The cylindrical Cryobot (its copper tip heated to temperatures up to 195 degrees) took four days to bore into the glacier on the island of Spitsbergen, north of the Arctic Circle.
"It was basically like a hot iron against the ice," said Lloyd French, who was among scientists from NASA's Jet Propulsion Laboratory and the California Institute of Technology involved in October's test.
Early versions of cylindrical robots designed to explore harsh environments have been tested in California's Monterey Bay Aquarium, in the ocean off Hawaii and at JPL, where scientists simulated glacial conditions.
The more-advanced Cyrobot (3.3 feet long and about 5 inches in diameter) was developed with an eye toward space and the prospect of missions to Mars and Europa, which is carpeted with thick ice that blankets what may be an ocean of liquid water.

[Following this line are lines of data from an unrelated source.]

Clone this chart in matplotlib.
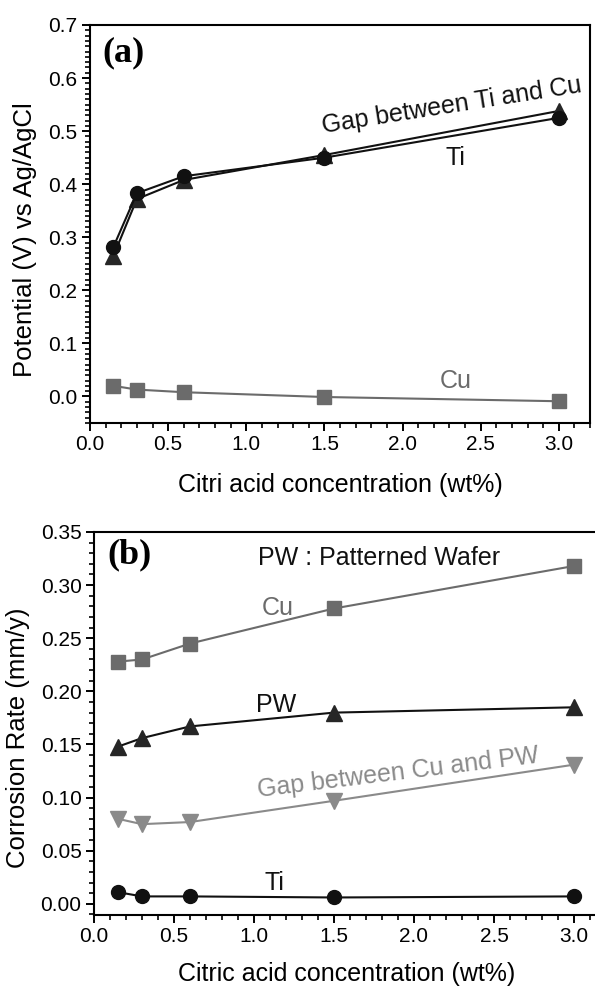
import matplotlib
matplotlib.use("Agg")
import matplotlib.pyplot as plt
from matplotlib.ticker import MultipleLocator

# panel (a): potential vs citric acid concentration
conc = [0.15, 0.3, 0.6, 1.5, 3.0]
pot_ti = [0.282, 0.383, 0.415, 0.450, 0.525]
pot_gap = [0.265, 0.372, 0.408, 0.455, 0.538]
pot_cu = [0.020, 0.013, 0.008, -0.001, -0.009]

# panel (b): corrosion rate
rate_cu = [0.228, 0.230, 0.245, 0.278, 0.318]
rate_pw = [0.148, 0.156, 0.167, 0.180, 0.185]
rate_gap = [0.080, 0.075, 0.077, 0.097, 0.131]
rate_ti = [0.011, 0.007, 0.007, 0.006, 0.007]

BLACK = "#111111"
DARK = "#262626"
CU_GRAY = "#6b6b6b"
GAP_GRAY = "#8a8a8a"

plt.rcParams.update(
    {
        "font.family": "Liberation Sans",
        "font.size": 15,
        "axes.linewidth": 1.5,
        "xtick.major.width": 1.4,
        "ytick.major.width": 1.4,
        "xtick.minor.width": 1.2,
        "ytick.minor.width": 1.2,
        "xtick.major.size": 5.5,
        "ytick.major.size": 5.5,
        "xtick.minor.size": 3.5,
        "ytick.minor.size": 3.5,
    }
)

W, H = 595, 986
fig = plt.figure(figsize=(W / 100, H / 100), dpi=100)


def px_axes(left, top, right, bottom):
    return fig.add_axes([left / W, 1 - bottom / H, (right - left) / W, (bottom - top) / H])


def fig_text(x, y, s, **kw):
    fig.text(x / W, 1 - y / H, s, ha="center", va="center", **kw)


def style(a, ystep, yminor, yfmt):
    a.set_xlim(0, 3.2)
    a.xaxis.set_major_locator(MultipleLocator(0.5))
    a.xaxis.set_minor_locator(MultipleLocator(0.1))
    a.yaxis.set_major_locator(MultipleLocator(ystep))
    a.yaxis.set_minor_locator(MultipleLocator(yminor))
    a.xaxis.set_major_formatter(lambda v, p: f"{v:.1f}")
    a.yaxis.set_major_formatter(lambda v, p: yfmt.format(v))
    a.tick_params(which="both", direction="out", top=False, right=False, labelsize=15)


# ---- (a) ----
ax = px_axes(90, 25, 590, 423)
ax.plot(conc, pot_gap, color=BLACK, lw=1.5, marker="^", ms=12, mfc=DARK, mec=DARK, zorder=3)
ax.plot(conc, pot_ti, color=BLACK, lw=1.5, marker="o", ms=10, mfc=BLACK, mec=BLACK, zorder=3)
ax.plot(conc, pot_cu, color=CU_GRAY, lw=1.5, marker="s", ms=9.5, mfc=CU_GRAY, mec=CU_GRAY, zorder=3)
style(ax, 0.1, 0.01, "{:.1f}")
ax.set_ylim(-0.05, 0.7)
ax.text(0.024, 0.93, "(a)", transform=ax.transAxes, fontsize=26, fontweight="bold",
        family="Liberation Serif", va="center", ha="left")
ax.text(1.49, 0.496, "Gap between Ti and Cu", fontsize=18, rotation=9, rotation_mode="anchor",
        color=BLACK, ha="left", va="baseline")
ax.text(2.34, 0.449, "Ti", fontsize=18, color=BLACK, ha="center", va="center")
ax.text(2.34, 0.029, "Cu", fontsize=18, color=CU_GRAY, ha="center", va="center")
fig_text(340, 485, "Citri acid concentration (wt%)", fontsize=18)
fig_text(25, 240, "Potential (V) vs Ag/AgCl", fontsize=18.5, rotation=90)

# ---- (b) ----
bx = px_axes(94, 532, 606, 915)
bx.plot(conc, rate_cu, color=CU_GRAY, lw=1.5, marker="s", ms=9.5, mfc=CU_GRAY, mec=CU_GRAY, zorder=3)
bx.plot(conc, rate_pw, color=BLACK, lw=1.5, marker="^", ms=12, mfc=DARK, mec=DARK, zorder=3)
bx.plot(conc, rate_gap, color=GAP_GRAY, lw=1.5, marker="v", ms=12, mfc=GAP_GRAY, mec=GAP_GRAY, zorder=3)
bx.plot(conc, rate_ti, color=BLACK, lw=1.5, marker="o", ms=10, mfc=BLACK, mec=BLACK, zorder=3)
style(bx, 0.05, 0.01, "{:.2f}")
bx.set_ylim(-0.0105, 0.35)
bx.text(0.027, 0.94, "(b)", transform=bx.transAxes, fontsize=26, fontweight="bold",
        family="Liberation Serif", va="center", ha="left")
bx.text(1.025, 0.3255, "PW : Patterned Wafer", fontsize=18, color=BLACK, ha="left", va="center")
bx.text(1.15, 0.2785, "Cu", fontsize=18, color=CU_GRAY, ha="center", va="center")
bx.text(1.14, 0.187, "PW", fontsize=18, color=BLACK, ha="center", va="center")
bx.text(1.025, 0.1007, "Gap between Cu and PW", fontsize=18, rotation=7, rotation_mode="anchor",
        color=GAP_GRAY, ha="left", va="baseline")
bx.text(1.13, 0.0198, "Ti", fontsize=18, color=BLACK, ha="center", va="center")
fig_text(347, 974, "Citric acid concentration (wt%)", fontsize=18)
fig_text(18, 738, "Corrosion Rate (mm/y)", fontsize=18.5, rotation=90)

fig.savefig("out.png", dpi=100)
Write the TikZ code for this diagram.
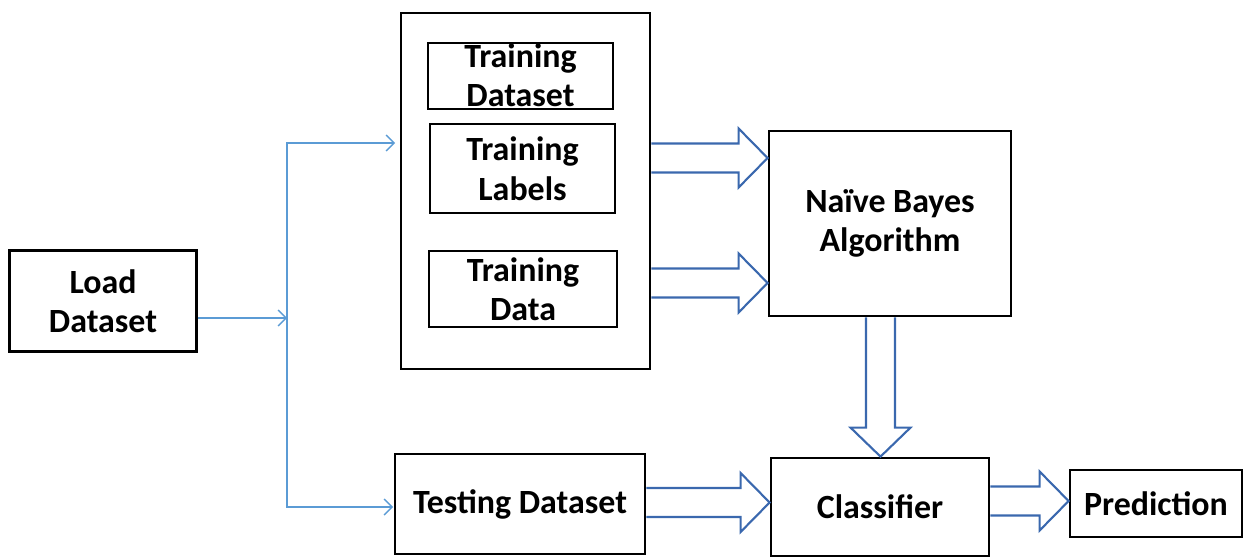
\documentclass[tikz,border=0pt]{standalone}
\usepackage{fontspec}
\setmainfont{Carlito}
\usepackage{xcolor}
\usepackage{tikz}
\usetikzlibrary{arrows.meta, positioning, calc}
\definecolor{flowBlue}{HTML}{5B9BD5}
\definecolor{blockBlue}{HTML}{3A68AE}
\tikzset{
  stagebox/.style={
    draw, line width=1.6pt, align=center, inner sep=0pt,
    font=\fontsize{19.3}{22.5}\selectfont\bfseries
  },
  boxtext/.style={align=center, inner sep=0pt,
    font=\fontsize{19.3}{22.5}\selectfont\bfseries},
  thinarr/.style={-{Straight Barb[length=1.6mm, width=3.2mm]}, flowBlue, line width=0.8pt},
  blockarr/.style={blockBlue, line width=1.2pt, line join=miter}
}
% hollow block arrows, #1 = start, #2 = tip
\newcommand{\harrow}[2]{%
  \draw[blockarr] ($(#1)+(0,0.29)$) -- ($(#2)+(-0.58,0.29)$) -- ($(#2)+(-0.58,0.59)$)
    -- (#2) -- ($(#2)+(-0.58,-0.59)$) -- ($(#2)+(-0.58,-0.29)$) -- ($(#1)+(0,-0.29)$);}
\newcommand{\varrow}[2]{%
  \draw[blockarr] ($(#1)+(-0.29,0)$) -- ($(#2)+(-0.29,0.58)$) -- ($(#2)+(-0.60,0.58)$)
    -- (#2) -- ($(#2)+(0.60,0.58)$) -- ($(#2)+(0.29,0.58)$) -- ($(#1)+(0.29,0)$);}

\begin{document}
\begin{tikzpicture}
\useasboundingbox (0,0) rectangle (24.92,-11.18);

% Loading
\node[stagebox, minimum width=3.74cm, minimum height=2.02cm] (load) at (2.06,-6.02) {Load\\Dataset};

% Training block
\node[stagebox, minimum width=4.98cm, minimum height=7.12cm] (outer) at (10.51,-3.82) {};
\node[stagebox, minimum width=3.70cm, minimum height=1.32cm] (tdataset) at (10.41,-1.52) {};
\node[boxtext] (tdatasettext) at (10.41,-1.50) {Training\\Dataset};
\node[stagebox, minimum width=3.70cm, minimum height=1.78cm] (tlabels) at (10.45,-3.37) {Training\\Labels};
\node[stagebox, minimum width=3.76cm, minimum height=1.52cm] (tdata) at (10.46,-5.78) {Training\\Data};

% Model
\node[stagebox, minimum width=4.84cm, minimum height=3.70cm] (nb) at (17.80,-4.47) {Naïve Bayes\\Algorithm};

% Testing and output
\node[stagebox, minimum width=5.00cm, minimum height=2.00cm] (testing) at (10.40,-10.08) {Testing Dataset};
\node[stagebox, minimum width=4.36cm, minimum height=1.96cm] (classifier) at (17.60,-10.14) {Classifier};
\node[stagebox, minimum width=3.44cm, minimum height=1.34cm] (prediction) at (23.12,-10.07) {Prediction};

% Split of the dataset
\coordinate (split) at (5.74,-6.36);
\coordinate (totrain) at (7.90,-2.86);
\coordinate (totest) at (7.86,-10.14);
\draw[thinarr] (load.east |- split) -- (split);
\draw[thinarr] (split) |- (totrain);
\draw[thinarr] (split) |- (totest);

% Block arrows
\coordinate (labout) at (outer.east |- 0,-3.16);
\coordinate (labin) at (nb.west |- 0,-3.16);
\coordinate (datout) at (outer.east |- 0,-5.66);
\coordinate (datin) at (nb.west |- 0,-5.66);
\coordinate (nbout) at (nb.south -| 17.61,0);
\coordinate (clin) at (classifier.north -| 17.61,0);
\coordinate (testout) at (testing.east |- 0,-10.05);
\coordinate (testin) at (classifier.west |- 0,-10.05);
\coordinate (clout) at (classifier.east |- 0,-10.02);
\coordinate (predin) at (prediction.west |- 0,-10.02);
\harrow{labout}{labin}
\harrow{datout}{datin}
\varrow{nbout}{clin}
\harrow{testout}{testin}
\harrow{clout}{predin}

\end{tikzpicture}
\end{document}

But even if budget woes at NASA keep it on Earth, researchers believe the $1.3 million machine could search for microbial life in places like Lake Vostok, which lies beneath a thick shield of Antarctic ice.
"By no means is Earth merely a testing ground for Europa and Mars," said Frank Carsey, a Cryobot scientist at JPL. "There are many interesting environments on Earth where a Cryobot could be the best technology for conducting safe and effective scientific studies."